SUPPLIED RECORDS:
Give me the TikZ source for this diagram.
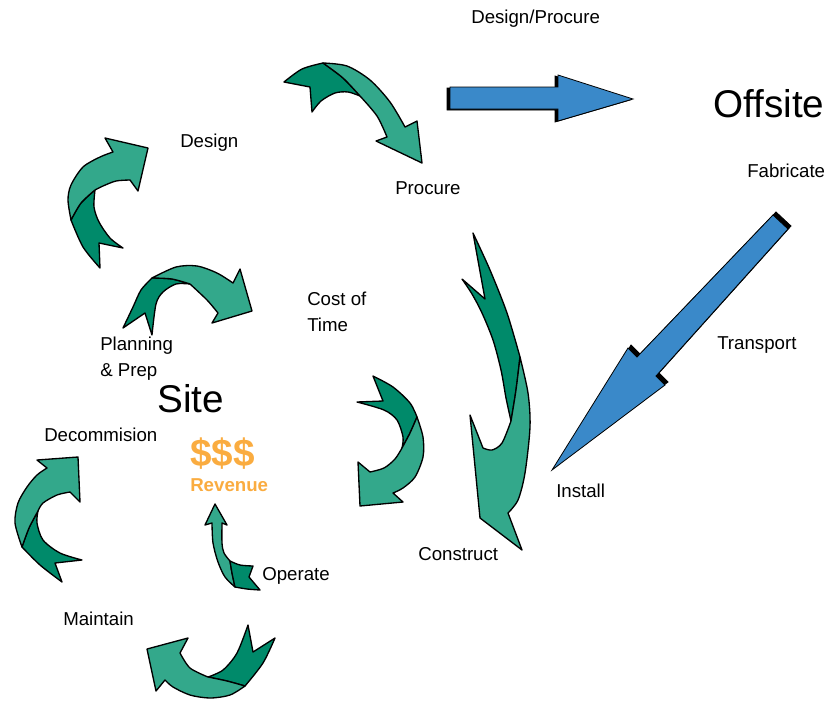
---
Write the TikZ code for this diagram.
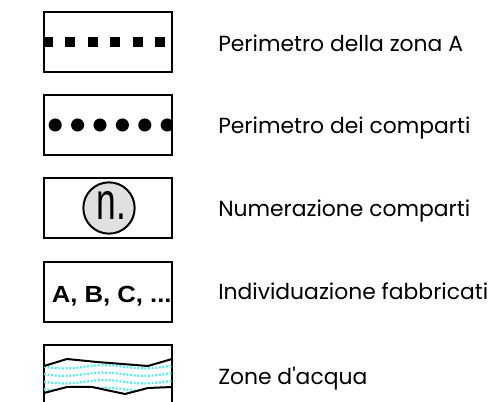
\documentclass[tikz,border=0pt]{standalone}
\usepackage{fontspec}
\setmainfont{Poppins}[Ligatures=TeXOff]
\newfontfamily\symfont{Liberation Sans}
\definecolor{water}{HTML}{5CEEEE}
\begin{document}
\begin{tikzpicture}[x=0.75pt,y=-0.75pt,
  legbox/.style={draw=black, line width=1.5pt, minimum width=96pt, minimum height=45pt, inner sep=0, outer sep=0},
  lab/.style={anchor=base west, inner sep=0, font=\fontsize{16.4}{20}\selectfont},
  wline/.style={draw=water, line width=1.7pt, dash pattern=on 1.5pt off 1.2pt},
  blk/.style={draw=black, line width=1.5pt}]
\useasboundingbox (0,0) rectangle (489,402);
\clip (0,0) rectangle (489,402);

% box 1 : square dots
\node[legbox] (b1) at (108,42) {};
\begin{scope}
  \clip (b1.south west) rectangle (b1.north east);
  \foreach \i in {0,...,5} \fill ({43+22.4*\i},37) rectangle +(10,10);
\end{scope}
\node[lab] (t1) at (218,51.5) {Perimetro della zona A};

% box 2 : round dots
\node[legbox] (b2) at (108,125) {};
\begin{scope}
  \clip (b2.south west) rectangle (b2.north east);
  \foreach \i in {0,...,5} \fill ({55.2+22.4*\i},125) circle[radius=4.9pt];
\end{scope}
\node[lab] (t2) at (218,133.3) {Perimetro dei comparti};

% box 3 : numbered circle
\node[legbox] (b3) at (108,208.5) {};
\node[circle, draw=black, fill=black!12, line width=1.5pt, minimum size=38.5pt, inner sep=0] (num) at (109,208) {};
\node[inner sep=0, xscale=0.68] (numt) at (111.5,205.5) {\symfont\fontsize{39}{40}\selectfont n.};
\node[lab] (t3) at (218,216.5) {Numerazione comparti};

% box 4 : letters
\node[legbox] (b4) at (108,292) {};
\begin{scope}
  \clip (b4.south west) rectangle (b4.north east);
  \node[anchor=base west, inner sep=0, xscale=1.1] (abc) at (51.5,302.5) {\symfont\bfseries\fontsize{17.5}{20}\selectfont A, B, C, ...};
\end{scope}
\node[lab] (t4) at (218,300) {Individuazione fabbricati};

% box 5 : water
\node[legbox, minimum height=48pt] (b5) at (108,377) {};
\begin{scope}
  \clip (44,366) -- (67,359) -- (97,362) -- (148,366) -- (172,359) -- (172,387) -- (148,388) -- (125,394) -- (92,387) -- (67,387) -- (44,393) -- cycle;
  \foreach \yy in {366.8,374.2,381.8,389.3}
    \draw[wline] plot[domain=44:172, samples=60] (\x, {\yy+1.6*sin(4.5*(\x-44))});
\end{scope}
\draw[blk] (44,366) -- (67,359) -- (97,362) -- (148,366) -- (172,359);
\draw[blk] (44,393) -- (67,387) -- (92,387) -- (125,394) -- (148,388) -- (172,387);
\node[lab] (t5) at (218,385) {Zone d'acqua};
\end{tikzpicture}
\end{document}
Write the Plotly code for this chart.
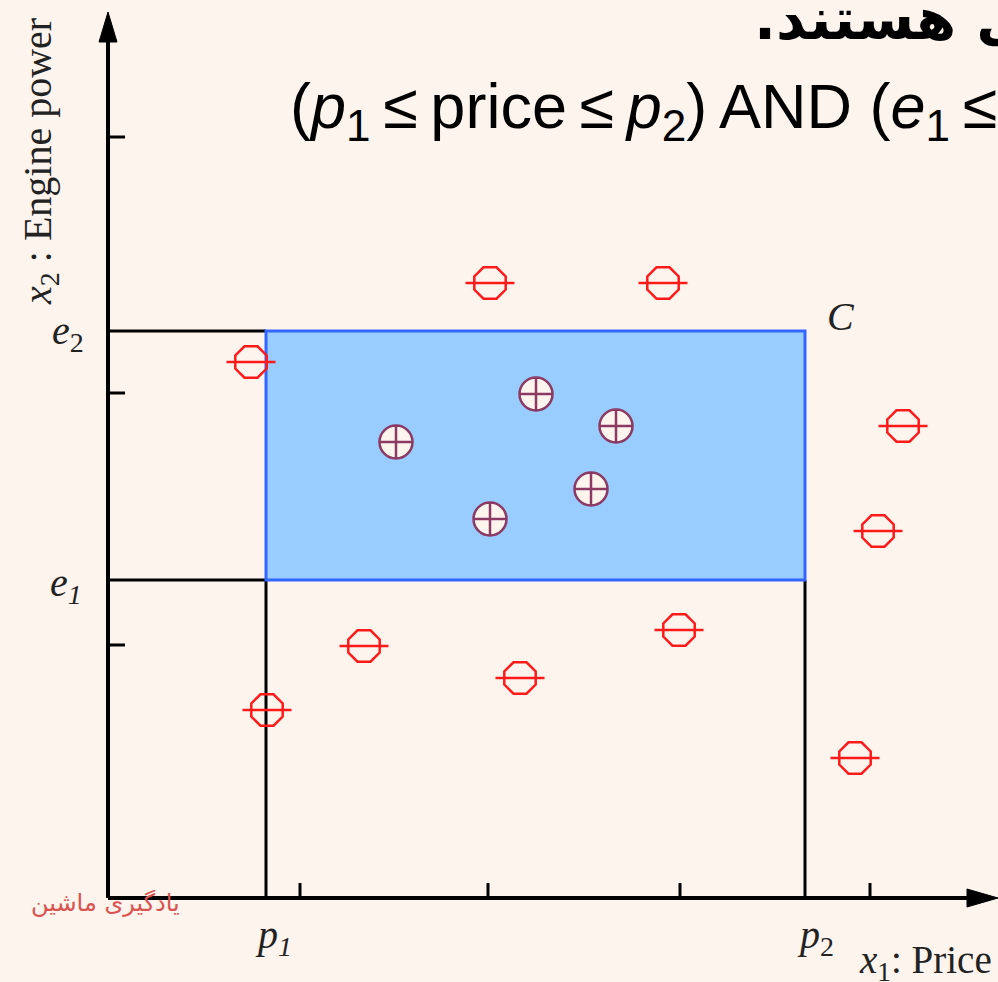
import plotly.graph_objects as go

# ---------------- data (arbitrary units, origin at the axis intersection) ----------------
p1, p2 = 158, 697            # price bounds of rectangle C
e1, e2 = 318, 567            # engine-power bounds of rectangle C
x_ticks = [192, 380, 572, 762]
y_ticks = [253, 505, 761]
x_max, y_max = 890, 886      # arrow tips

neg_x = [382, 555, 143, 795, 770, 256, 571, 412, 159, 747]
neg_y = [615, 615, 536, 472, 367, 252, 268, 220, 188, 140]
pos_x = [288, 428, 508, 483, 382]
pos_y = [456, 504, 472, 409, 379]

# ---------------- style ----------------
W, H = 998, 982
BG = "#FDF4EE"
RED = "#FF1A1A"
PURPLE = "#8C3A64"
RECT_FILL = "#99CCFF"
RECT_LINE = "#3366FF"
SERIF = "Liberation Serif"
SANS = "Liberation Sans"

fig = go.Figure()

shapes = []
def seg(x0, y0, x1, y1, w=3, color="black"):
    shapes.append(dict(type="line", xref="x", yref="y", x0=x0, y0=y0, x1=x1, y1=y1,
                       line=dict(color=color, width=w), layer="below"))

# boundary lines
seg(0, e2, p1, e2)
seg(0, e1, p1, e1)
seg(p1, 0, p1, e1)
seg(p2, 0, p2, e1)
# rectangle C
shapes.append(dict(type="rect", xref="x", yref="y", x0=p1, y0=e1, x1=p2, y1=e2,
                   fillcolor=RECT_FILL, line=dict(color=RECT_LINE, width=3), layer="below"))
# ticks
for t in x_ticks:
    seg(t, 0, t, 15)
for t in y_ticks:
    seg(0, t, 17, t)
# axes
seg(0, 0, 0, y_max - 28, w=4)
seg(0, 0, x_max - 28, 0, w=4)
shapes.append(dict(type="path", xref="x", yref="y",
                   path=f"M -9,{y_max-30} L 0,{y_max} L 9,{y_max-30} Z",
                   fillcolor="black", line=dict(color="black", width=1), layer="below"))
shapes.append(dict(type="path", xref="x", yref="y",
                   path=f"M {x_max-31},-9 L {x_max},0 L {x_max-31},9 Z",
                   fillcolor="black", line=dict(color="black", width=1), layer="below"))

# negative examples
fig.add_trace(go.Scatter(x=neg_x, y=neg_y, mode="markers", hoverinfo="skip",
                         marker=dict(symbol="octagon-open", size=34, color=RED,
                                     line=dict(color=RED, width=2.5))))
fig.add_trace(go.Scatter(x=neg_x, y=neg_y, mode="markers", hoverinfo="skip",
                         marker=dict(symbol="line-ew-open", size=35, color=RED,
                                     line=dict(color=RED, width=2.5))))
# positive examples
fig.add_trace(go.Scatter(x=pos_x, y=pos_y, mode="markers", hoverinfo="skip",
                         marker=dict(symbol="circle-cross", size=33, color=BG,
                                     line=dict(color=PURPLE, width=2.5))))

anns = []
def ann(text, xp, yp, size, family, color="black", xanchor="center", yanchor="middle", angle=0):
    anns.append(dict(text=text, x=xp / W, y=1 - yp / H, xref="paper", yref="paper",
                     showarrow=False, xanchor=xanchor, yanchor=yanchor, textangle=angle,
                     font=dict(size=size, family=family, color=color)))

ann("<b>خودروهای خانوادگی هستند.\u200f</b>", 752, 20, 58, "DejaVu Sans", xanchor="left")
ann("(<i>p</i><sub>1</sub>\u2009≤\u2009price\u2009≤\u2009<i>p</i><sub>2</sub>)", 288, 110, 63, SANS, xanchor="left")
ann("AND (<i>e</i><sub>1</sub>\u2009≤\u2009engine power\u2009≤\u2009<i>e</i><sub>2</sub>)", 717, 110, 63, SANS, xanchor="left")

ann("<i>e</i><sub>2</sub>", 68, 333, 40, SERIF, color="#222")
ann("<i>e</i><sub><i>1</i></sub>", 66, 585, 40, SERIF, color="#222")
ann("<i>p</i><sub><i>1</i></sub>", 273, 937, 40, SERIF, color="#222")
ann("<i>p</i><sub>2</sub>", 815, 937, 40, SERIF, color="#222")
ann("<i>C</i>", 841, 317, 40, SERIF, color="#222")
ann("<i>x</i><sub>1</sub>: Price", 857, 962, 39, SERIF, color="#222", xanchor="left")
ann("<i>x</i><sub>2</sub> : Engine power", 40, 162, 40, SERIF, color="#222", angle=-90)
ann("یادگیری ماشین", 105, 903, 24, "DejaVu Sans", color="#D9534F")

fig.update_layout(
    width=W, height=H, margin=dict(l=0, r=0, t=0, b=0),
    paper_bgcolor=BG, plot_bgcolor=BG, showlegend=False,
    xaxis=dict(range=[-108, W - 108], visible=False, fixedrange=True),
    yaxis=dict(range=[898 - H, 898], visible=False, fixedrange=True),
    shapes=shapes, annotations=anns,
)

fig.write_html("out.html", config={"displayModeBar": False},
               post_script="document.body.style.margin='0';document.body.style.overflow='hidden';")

GOAL:
Write down exactly what the lines above say, from the line holding "Write the Plotly code for this chart." through the line holding "x_max, y_max = 890, 886", and nothing more. Do not copy the pictures.

COMPLETED TASK:
Write the Plotly code for this chart.
import plotly.graph_objects as go

# ---------------- data (arbitrary units, origin at the axis intersection) ----------------
p1, p2 = 158, 697            # price bounds of rectangle C
e1, e2 = 318, 567            # engine-power bounds of rectangle C
x_ticks = [192, 380, 572, 762]
y_ticks = [253, 505, 761]
x_max, y_max = 890, 886      # arrow tips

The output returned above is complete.